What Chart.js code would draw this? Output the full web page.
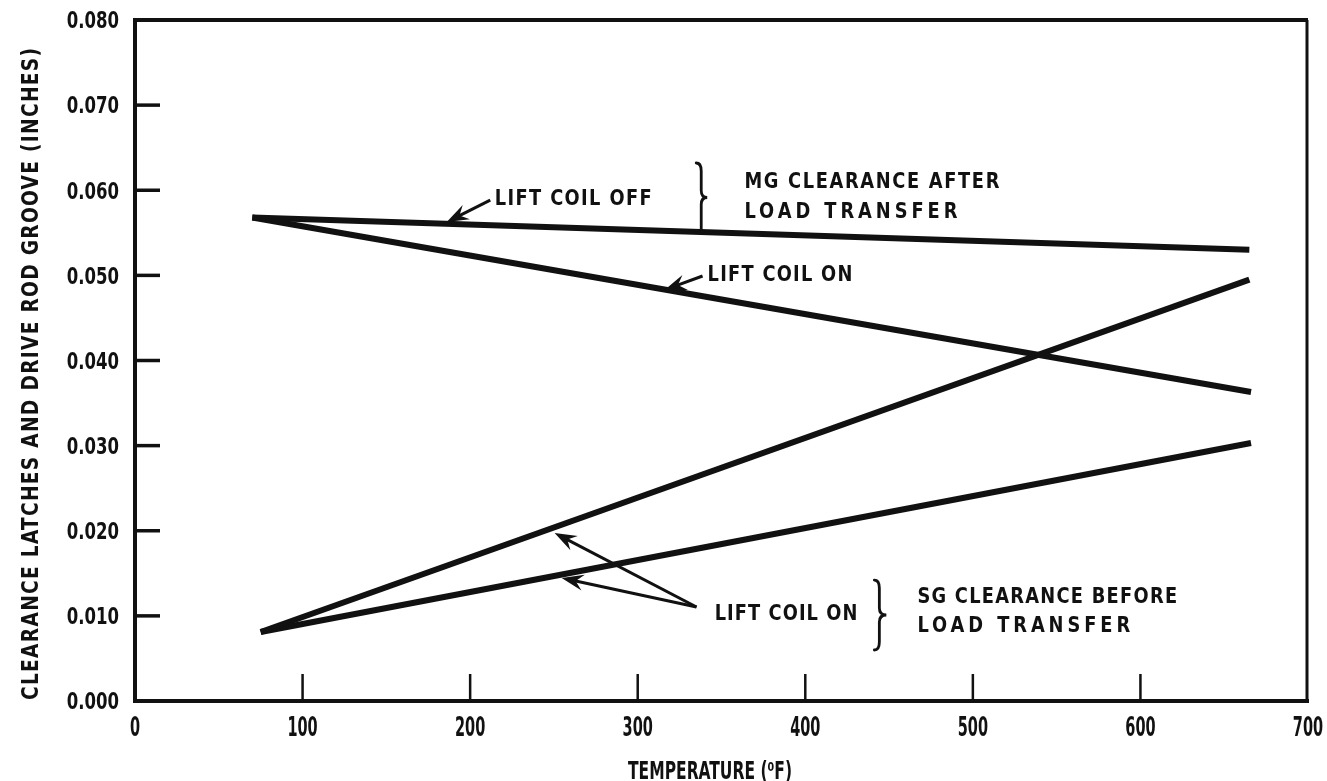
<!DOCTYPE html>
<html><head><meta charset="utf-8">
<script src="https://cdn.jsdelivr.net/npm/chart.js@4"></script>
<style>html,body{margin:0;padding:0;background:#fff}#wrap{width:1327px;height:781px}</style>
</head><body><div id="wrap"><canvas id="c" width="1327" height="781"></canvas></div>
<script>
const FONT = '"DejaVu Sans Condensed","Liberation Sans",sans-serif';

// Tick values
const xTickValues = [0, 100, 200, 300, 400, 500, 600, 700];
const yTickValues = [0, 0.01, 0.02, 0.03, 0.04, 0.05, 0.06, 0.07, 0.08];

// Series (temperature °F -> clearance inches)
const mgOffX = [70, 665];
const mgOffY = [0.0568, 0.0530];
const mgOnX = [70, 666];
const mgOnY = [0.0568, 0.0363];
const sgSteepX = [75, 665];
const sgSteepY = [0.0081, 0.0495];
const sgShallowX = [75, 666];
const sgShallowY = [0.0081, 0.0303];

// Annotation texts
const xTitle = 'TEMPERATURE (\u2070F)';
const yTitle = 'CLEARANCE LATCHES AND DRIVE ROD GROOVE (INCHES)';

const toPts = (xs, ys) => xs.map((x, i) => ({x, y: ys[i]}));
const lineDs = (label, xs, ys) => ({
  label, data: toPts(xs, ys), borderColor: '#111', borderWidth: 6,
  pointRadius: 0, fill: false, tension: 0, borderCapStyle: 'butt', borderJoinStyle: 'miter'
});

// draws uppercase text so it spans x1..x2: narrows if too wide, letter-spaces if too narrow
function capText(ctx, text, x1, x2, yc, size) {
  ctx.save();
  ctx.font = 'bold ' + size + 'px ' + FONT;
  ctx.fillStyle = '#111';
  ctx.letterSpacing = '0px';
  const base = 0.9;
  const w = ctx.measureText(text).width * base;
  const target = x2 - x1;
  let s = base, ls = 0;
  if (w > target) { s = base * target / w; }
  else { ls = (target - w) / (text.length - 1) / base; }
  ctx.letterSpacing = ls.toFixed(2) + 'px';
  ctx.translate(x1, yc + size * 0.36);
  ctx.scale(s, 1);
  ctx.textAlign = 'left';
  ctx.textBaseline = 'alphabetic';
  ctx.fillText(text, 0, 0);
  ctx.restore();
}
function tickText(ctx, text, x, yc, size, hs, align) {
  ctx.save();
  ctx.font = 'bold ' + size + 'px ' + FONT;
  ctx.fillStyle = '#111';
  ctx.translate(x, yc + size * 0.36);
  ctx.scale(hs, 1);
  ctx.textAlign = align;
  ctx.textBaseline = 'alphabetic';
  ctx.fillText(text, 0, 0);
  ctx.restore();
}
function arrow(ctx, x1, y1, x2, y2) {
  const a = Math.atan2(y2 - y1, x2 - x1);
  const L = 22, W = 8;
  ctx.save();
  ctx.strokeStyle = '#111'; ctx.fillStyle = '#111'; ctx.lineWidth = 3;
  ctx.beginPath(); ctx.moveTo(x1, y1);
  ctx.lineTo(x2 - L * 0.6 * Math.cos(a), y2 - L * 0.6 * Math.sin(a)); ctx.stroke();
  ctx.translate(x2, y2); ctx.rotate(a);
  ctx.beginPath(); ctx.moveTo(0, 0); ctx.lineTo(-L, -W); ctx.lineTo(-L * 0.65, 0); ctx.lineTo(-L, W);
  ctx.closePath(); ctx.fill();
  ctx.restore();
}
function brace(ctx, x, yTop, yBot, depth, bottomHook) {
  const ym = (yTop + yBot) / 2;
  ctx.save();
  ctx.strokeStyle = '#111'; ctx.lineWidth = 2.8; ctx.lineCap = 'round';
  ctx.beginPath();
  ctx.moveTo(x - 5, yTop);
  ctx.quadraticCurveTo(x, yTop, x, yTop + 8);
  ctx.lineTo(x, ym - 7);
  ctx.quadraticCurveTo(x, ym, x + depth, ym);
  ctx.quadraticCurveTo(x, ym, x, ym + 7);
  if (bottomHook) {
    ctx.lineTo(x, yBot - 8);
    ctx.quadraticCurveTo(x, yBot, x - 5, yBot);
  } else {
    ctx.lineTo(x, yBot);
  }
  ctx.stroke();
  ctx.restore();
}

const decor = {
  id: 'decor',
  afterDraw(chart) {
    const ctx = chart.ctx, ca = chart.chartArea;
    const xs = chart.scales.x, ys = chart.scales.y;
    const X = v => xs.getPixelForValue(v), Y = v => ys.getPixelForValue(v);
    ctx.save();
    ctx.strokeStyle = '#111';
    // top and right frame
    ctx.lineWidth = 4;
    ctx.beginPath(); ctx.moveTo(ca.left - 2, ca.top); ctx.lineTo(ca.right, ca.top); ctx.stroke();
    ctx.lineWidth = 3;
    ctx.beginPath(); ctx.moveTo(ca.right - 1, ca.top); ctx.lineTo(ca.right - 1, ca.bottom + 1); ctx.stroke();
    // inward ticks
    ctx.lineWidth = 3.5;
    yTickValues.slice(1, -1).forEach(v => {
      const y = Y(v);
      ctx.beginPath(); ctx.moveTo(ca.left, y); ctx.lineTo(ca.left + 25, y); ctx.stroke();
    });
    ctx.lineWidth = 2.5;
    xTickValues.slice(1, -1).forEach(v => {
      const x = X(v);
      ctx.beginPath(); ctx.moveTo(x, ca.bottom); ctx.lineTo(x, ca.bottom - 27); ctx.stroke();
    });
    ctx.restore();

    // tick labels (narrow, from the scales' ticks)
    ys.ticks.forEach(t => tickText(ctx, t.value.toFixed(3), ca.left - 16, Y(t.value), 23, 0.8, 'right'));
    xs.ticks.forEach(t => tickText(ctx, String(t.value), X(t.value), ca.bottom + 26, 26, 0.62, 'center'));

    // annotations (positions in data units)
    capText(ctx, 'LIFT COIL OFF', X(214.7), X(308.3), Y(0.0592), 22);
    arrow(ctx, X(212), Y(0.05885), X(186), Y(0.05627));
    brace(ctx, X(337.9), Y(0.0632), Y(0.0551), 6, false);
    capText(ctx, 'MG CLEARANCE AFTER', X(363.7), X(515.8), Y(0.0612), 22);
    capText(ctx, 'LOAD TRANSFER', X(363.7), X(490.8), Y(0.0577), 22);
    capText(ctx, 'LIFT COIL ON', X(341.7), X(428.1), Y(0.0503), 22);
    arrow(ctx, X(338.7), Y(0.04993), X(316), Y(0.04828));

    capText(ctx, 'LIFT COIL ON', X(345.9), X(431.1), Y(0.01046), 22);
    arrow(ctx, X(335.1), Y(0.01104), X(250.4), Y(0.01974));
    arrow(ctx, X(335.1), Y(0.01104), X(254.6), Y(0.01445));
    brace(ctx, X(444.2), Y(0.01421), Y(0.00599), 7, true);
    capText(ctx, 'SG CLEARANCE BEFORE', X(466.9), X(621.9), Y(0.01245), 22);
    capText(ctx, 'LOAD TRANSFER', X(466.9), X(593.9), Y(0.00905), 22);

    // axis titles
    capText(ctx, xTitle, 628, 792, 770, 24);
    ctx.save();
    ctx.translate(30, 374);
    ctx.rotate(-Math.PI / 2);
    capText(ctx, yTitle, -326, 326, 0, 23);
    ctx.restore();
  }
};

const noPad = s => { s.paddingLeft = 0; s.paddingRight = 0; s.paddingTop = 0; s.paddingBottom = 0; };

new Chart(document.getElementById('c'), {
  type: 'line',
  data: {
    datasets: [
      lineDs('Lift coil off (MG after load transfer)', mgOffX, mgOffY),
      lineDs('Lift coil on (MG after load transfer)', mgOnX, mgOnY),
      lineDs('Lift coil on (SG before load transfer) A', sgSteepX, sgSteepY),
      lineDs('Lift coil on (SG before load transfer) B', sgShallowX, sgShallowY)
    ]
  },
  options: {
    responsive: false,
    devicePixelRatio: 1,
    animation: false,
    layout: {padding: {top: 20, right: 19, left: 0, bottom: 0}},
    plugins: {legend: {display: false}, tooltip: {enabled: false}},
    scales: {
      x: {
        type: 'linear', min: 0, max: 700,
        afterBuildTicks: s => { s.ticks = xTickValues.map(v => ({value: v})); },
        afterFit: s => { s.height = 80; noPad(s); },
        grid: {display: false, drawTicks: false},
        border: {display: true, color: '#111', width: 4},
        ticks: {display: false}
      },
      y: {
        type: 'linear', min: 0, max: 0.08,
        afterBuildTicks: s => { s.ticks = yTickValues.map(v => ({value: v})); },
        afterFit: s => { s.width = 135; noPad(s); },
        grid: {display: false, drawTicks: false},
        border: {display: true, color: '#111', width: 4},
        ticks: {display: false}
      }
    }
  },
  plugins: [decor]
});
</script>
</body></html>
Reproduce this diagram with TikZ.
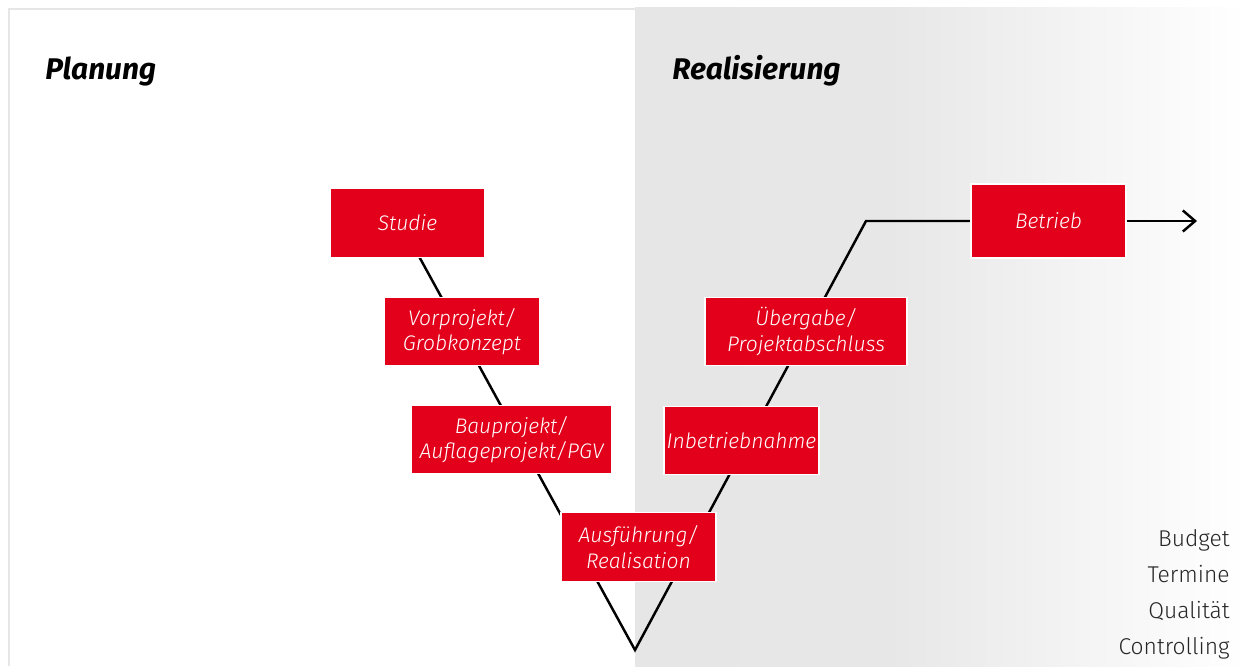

Exercise description ::
Repeat the records above exactly, from the first line through the line containing "0.06, 0.07, 0.08];", and leave out the pictures.

Task answer ::
What Chart.js code would draw this? Output the full web page.
<!DOCTYPE html>
<html><head><meta charset="utf-8">
<script src="https://cdn.jsdelivr.net/npm/chart.js@4"></script>
<style>html,body{margin:0;padding:0;background:#fff}#wrap{width:1327px;height:781px}</style>
</head><body><div id="wrap"><canvas id="c" width="1327" height="781"></canvas></div>
<script>
const FONT = '"DejaVu Sans Condensed","Liberation Sans",sans-serif';

// Tick values
const xTickValues = [0, 100, 200, 300, 400, 500, 600, 700];
const yTickValues = [0, 0.01, 0.02, 0.03, 0.04, 0.05, 0.06, 0.07, 0.08];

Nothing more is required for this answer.